I was working in a legacy code, where hibernate and ORM dominates almost all interactions with the database, it's a good library, but when we have a code that's being passed by a lot of developers over time, the sql query starts to be a myth no one knows how to do it and leave that job to hibernate to figure out how to create the query.
An innocent story, asking to now add more data into a report. The developer goes to the query and adds the filter. From a query of 1.6sec in the worst case, it went to 50sec.
So looking to the logs of hibernate, hibernate was querying more data then it needs since it was fetching a huge model and only needed a few attributes. We can configure hibernate to do that, but the development team decided to remove and gain knowledge around that functionality.
From a simple query in hibernate to a 4 Join in a sql query, that was the result, but surprisingly the query wasn't that better. Now the problem was that in 2 tables that the query was joining, could be a list of data, instead of joining into the primary key the join was into another attribute causing the query to generate duplicate data.
To explain this join:
If you join by primary key or by a unique key in another table you are only going to get one record for each join, however, if you join within an attribute that can be more than 1 in the table, you will get more than 1 record, and if you join in more than 1 table that can do that, if both have 2 records for the same record the query will return 4, and if there is 3, the result will be 9. Of course in production, this query was against 5k records around and you can always assume the worst-case scenario that was 4 records for each row, that could result in one query returning around 20k records.
The fun part of the joins was that the query was returning 10 columns and if the 2 tables had 2 records for the same parent records, we are going to result in 4 records for the same data, in another word, 40 columns with the same data. heheheh
this query was around the same time as hibernate.
With a frustrating time trying to create one query to rule them all(hahaha), we tried to go with multi-thread approach. So the idea was to go for each table by the primary key and fetching the data that it was needed and assemble in memory.
For the first 500~1000 it was performing ok, but when we start to run a performance test with 50 calls simultaneously with a dataset of 5k it began to behave like the hibernate as well, that was because the IO part was taking at around 10~30ms per
Select by Primary Key, but we had 4 queries for each data, for 5k, so,
(5000 *10)/1000 = 50sec.
And the other problem was that depending on the container size if you are running with less memory you are going to be able to create fewer threads, so, in the end, you will need to queue the requests until a new thread will be available and this will be time-consuming, for each request we were going to create or re-use
5000 * 4 =20.000(obviously a 2Gb application can't create that much of threads, so for each request we were queuing).
In production we have a big database with
16Gb against a
k8 2Gb application, the database was managing the memory better than the application.
With another frustrating idea going to the parking lot, we decided then to understand more about the business and try to avoid or improve a few joins in the first query.

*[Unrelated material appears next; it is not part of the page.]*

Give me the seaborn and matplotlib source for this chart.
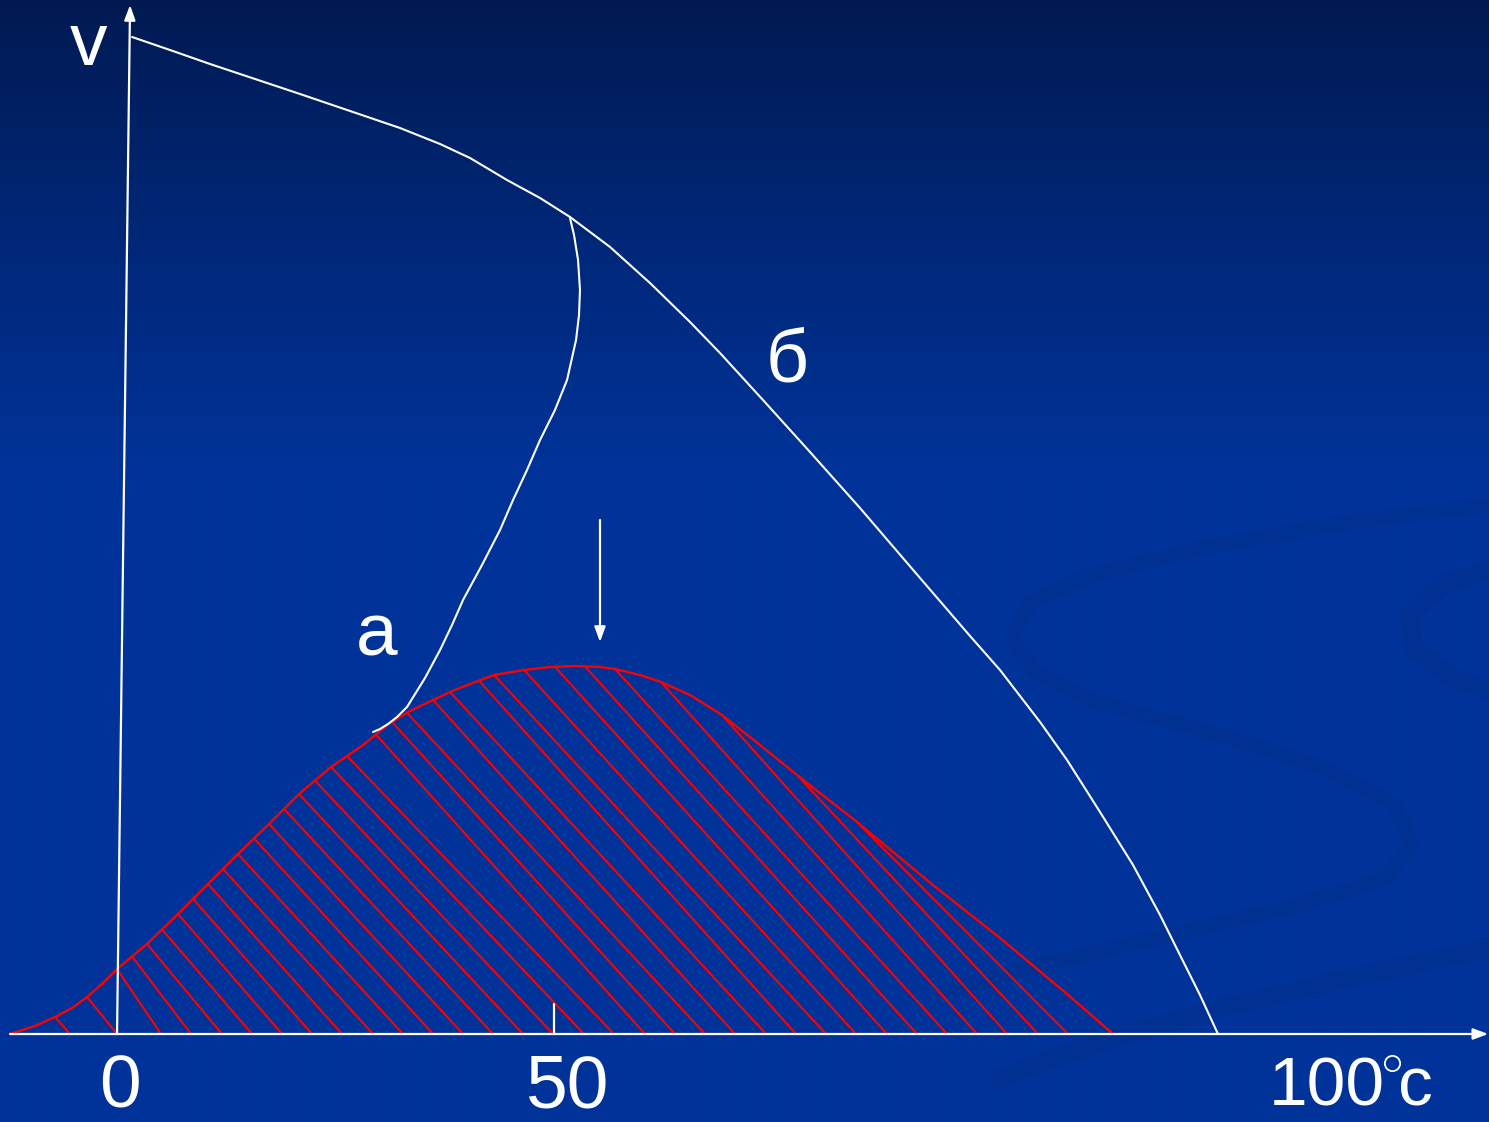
import numpy as np
import pandas as pd
import matplotlib
matplotlib.use("Agg")
import matplotlib.pyplot as plt
import seaborn as sns
from matplotlib.collections import LineCollection

# ---------------- data (temperature t, value v) ----------------
# distribution curve (red, hatched)
dist_t = [-12.24, -9.38, -7.09, -5.15, -3.43, -1.72, 0.0, 3.43, 6.86, 10.41, 13.84,
          17.39, 20.82, 24.49, 28.15, 31.24, 33.52, 36.16, 38.10, 40.39, 43.14,
          46.57, 49.54, 52.40, 55.26, 56.98, 59.84, 62.24, 65.56, 69.22, 73.57,
          77.80, 84.67, 93.36, 101.03, 108.70, 113.96]
dist_v = [0.0, 0.8, 1.7, 2.6, 3.7, 5.0, 6.5, 9.0, 11.9, 15.0, 18.0,
          21.0, 24.0, 26.7, 28.9, 31.1, 32.3, 33.4, 34.2, 35.0, 35.9,
          36.4, 36.7, 36.8, 36.7, 36.5, 35.9, 35.2, 33.9, 31.9, 28.9,
          25.9, 21.2, 14.9, 9.6, 4.0, 0.0]

# curve "б"
b_t = [1.72, 6.06, 10.64, 15.79, 20.94, 26.66, 32.38, 36.96, 40.39, 44.62,
       48.40, 51.83, 56.41, 60.98, 65.56, 68.99, 73.91, 79.29, 85.01, 91.88,
       97.60, 101.03, 105.61, 108.70, 112.47, 116.25, 119.34, 121.62, 123.91, 125.97]
b_v = [99.7, 98.4, 97.0, 95.5, 94.0, 92.3, 90.6, 89.0, 87.6, 85.4,
       83.6, 81.7, 78.7, 75.1, 71.2, 68.1, 63.4, 58.2, 52.6, 45.6,
       39.8, 36.4, 31.2, 27.4, 22.2, 16.9, 11.9, 7.9, 3.9, 0.0]

# curve "а"
a_t = [51.83, 52.29, 52.75, 52.97, 52.86, 52.52, 51.49, 50.11, 48.40, 46.91,
       45.31, 43.82, 41.76, 39.59, 38.33, 36.96, 35.24, 33.18, 32.04, 31.01,
       30.09, 29.29]
a_v = [81.6, 79.9, 77.4, 74.4, 71.9, 69.4, 65.4, 62.4, 59.4, 56.4,
       53.4, 50.4, 46.9, 43.4, 40.9, 38.4, 35.6, 32.7, 31.7, 31.0,
       30.5, 30.2]

# hatch lines: top point (on the curve) and bottom point (on the axis)
hatch_top_t = [-7.09, -3.43, 0.0, 1.72, 3.43, 5.15, 6.98, 8.70, 10.41, 12.13, 13.84,
               15.68, 17.39, 19.11, 20.82, 22.65, 24.49, 26.32, 29.63, 31.46, 33.18,
               36.16, 38.10, 41.42, 43.14, 46.57, 50.11, 53.55, 56.98, 62.24, 69.22,
               77.80, 84.67]
hatch_bot_t = [-5.38, 0.0, 5.03, 8.47, 12.01, 15.45, 18.88, 22.31, 25.74, 29.29, 32.72,
               36.16, 39.59, 43.02, 46.45, 49.89, 53.43, 56.86, 60.41, 63.84, 67.28,
               70.71, 74.26, 77.69, 81.12, 84.55, 88.10, 91.53, 94.97, 98.40, 101.83,
               105.38, 108.81]

tick_labels = ["0", "50", "100", "c"]

# ---------------- figure ----------------
sns.set_theme(style="white")
plt.rcParams["font.family"] = ["Liberation Sans", "DejaVu Sans"]

W, H = 1489, 1122
fig = plt.figure(figsize=(W / 100, H / 100), dpi=100)

# background (pixel coordinates)
bg = fig.add_axes([0, 0, 1, 1])
bg.set_xlim(0, W)
bg.set_ylim(H, 0)
bg.axis("off")
yy = np.arange(H)
f = np.clip(yy / 470.0, 0, 1) ** 0.9
top = np.array([1, 25, 80]) / 255.0
bot = np.array([0, 51, 153]) / 255.0
img = top[None, :] + (bot - top)[None, :] * f[:, None]
img = np.repeat(img[:, None, :], 2, axis=1)
bg.imshow(img, extent=[0, W, H, 0], aspect="auto", interpolation="bilinear", zorder=0)

swirl = dict(color="#003192", solid_capstyle="round", solid_joinstyle="round", zorder=1)
sA = np.array([(1489, 505), (1350, 522), (1200, 548), (1090, 575), (1030, 603), (1012, 638),
               (1035, 672), (1100, 703), (1220, 735), (1330, 770), (1395, 805), (1412, 845),
               (1385, 878), (1300, 905), (1170, 935), (1040, 965), (950, 990)])
bg.plot(sA[:, 0], sA[:, 1], lw=11, **swirl)
sB = np.array([(1489, 570), (1440, 586), (1410, 615), (1414, 648), (1450, 676), (1489, 692)])
bg.plot(sB[:, 0], sB[:, 1], lw=14, **swirl)
sC = np.array([(1489, 948), (1350, 978), (1220, 1008), (1100, 1042), (1000, 1078)])
bg.plot(sC[:, 0], sC[:, 1], lw=14, **swirl)

# data axes
ax = fig.add_axes([0, 0, 1, 1], zorder=2)
ax.patch.set_alpha(0)
ax.set_xlim(-13.39, 156.98)
ax.set_ylim(-8.8, 103.4)
ax.axis("off")

white = "#ffffff"
red = "#ff0000"

# hatch lines
top_v = np.interp(hatch_top_t, dist_t, dist_v)
segs = [[(bt, 0.0), (tt, tv)] for bt, tt, tv in zip(hatch_bot_t, hatch_top_t, top_v)]
ax.add_collection(LineCollection(segs, colors=red, linewidths=1.5, zorder=3))

# curves
sns.lineplot(x=dist_t, y=dist_v, sort=False, estimator=None, color=red, lw=1.7, ax=ax, zorder=4)
sns.lineplot(x=b_t, y=b_v, sort=False, estimator=None, color=white, lw=1.5, ax=ax, zorder=5)
sns.lineplot(x=a_t, y=a_v, sort=False, estimator=None, color=white, lw=1.5, ax=ax, zorder=5)

# axes arrows
arrow = dict(arrowstyle="-|>,head_length=0.9,head_width=0.33", mutation_scale=10,
             color=white, lw=1.6, shrinkA=0, shrinkB=0)
ax.annotate("", xy=(156.9, 0.0), xytext=(-12.24, 0.0), arrowprops=arrow, zorder=6)
ax.annotate("", xy=(1.49, 102.9), xytext=(0.0, 0.0), arrowprops=arrow, zorder=6)
ax.annotate("", xy=(55.26, 39.2), xytext=(55.26, 51.4), arrowprops=arrow, zorder=6)
# tick at 50
ax.plot([50, 50], [0, 3.0], color=white, lw=1.6, zorder=6)

fs = 54
ax.text(0.34, -7.3, tick_labels[0], color=white, fontsize=fs, ha="center", va="baseline")
ax.text(51.6, -7.3, tick_labels[1], color=white, fontsize=fs, ha="center", va="baseline")
ax.text(131.8, -7.2, tick_labels[2], color=white, fontsize=50, ha="left", va="baseline")
ax.text(146.6, -7.2, tick_labels[3], color=white, fontsize=50, ha="left", va="baseline")
ax.plot([145.9], [-2.9], marker="o", ms=11, mfc="none", mec=white, mew=1.3, zorder=6)
ax.text(-3.32, 96.9, "v", color=white, fontsize=fs, ha="center", va="baseline")
ax.text(29.75, 37.9, "а", color=white, fontsize=fs, ha="center", va="baseline")
ax.text(76.66, 65.2, "б", color=white, fontsize=fs, ha="center", va="baseline")

fig.savefig("out.png", dpi=100)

In conclusion, we were able to remove 1 big table of the
join's in the query and filter more precisely in which part of the data that we want to show in the report. By doing that we improved the query from 50sec to 14sec. Still not that good but its better (happy_face).
Since the report was only being generated once a week and used only by the admin user with at most 100 people in that role, we thought that spending more time to improve the performance was going to be a waste of time since we had more important stuff to improve that could create more impact to the business.
In the end, it was a fun journey, but understanding the business was the right solution but the most difficult since we had to discuss with a lot of people and dig into the history of the project how it was done and why compared to just go there and improve the performance only changing the technical part.
The next steps to improve that query are in enabling pagination and try to refactor the database to have a more performance way to query that data.